Nos anos 30, o nosso avanço industrial apresentou um aumento anual superior a 8%, sem que houvesse qualquer aumento na aplicação de capitais estrangeiros em nossa economia. E quando, logo depois, esses capitais começaram a aumentar, ocorreu, consequentemente, uma redução na taxa anual de nosso crescimento industrial. O que é pior: esse afluxo de capitais estrangeiros contribuiu para que, em muitos setores de nossa economia, persistisse, e se solidificasse, a estrutura econômica tipicamente colonial que estávamos querendo modificar, tendo isso acarretado onerosas consequências que ainda hoje constituem problema a resolver. E é fácil compreender por quê.

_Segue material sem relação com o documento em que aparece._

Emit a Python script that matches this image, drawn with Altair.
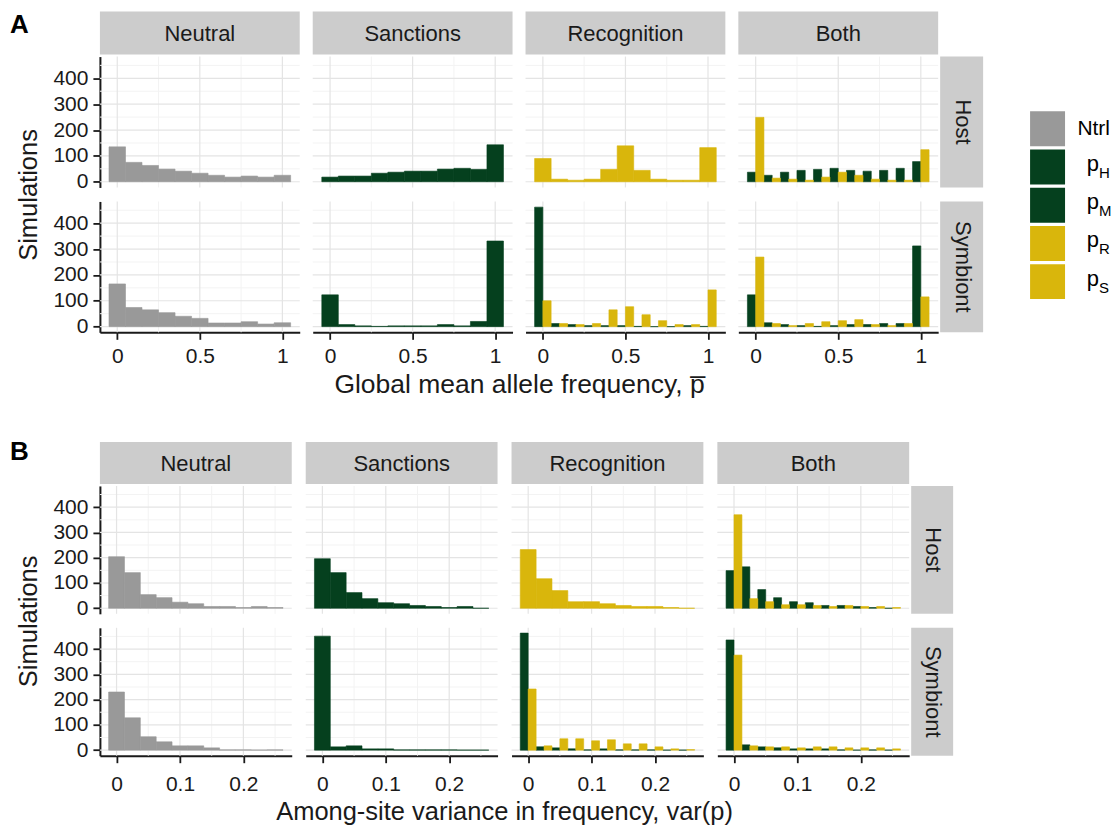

Foi, e é, porque os capitais estrangeiros se aplicaram e se aplicam não em atividades que interessam ao nosso desenvolvimento, mas naquelas atividades que oferecem mais vantagens aos investidores privados estrangeiros, todos eles interessados em matérias-primas a baixo preço, em mão-de-obra a salário de fome, em favores e privilégios cambiais e fiscais, de cujos lucros já se desconta o preço do suborno, da advocacia administrativa, da traição.
Tudo o que acabo de dizer não mais constitui novidade para o povo. Também já não pode servir de pretexto à ação policial contra os que defendem os interesses do Brasil. São verdades que sangram no corpo da nação, chagas abertas no coração e na alma de cada brasileiro, desde o histórico suicídio de Getúlio Vargas. São palavras dele:
"Depois de decênios de domínio e espoliação dos grupos econômicos e financeiros internacionais, fiz-me chefe de uma revolução e venci. Iniciei o trabalho de libertação e instaurei o regime de liberdade social. Tive de renunciar. Voltei ao governo nos braços do povo. A campanha subterrânea dos grupos internacionais aliou-se à dos grupos nacionais revoltados contra o regime de garantia do trabalho (…) Assumi o governo dentro da espiral inflacionária que destruía os valores do trabalho. Os lucros das empresas estrangeiras alcançavam 500% ao ano. Nas declarações de valores do que importávamos existiam fraudes constatadas de mais de 100 milhões de dólares por ano".

Essas palavras que acabo de ler, escritas por Getúlio Vargas pouco antes de suicidar-se, são as que melhor documentam a verdade a que há pouco me referi. Mas há outras verdades que o povo já não desconhece. O povo sabe, por exemplo, que a industrialização, somente, não operará o milagre de salvar o Nordeste; e sabe, também, por mais crédulo ou místico que o pintem, que a salvação do Nordeste não ocorrerá por milagre de nenhum santo ou messias. A salvação do Nordeste é uma tarefa de homens.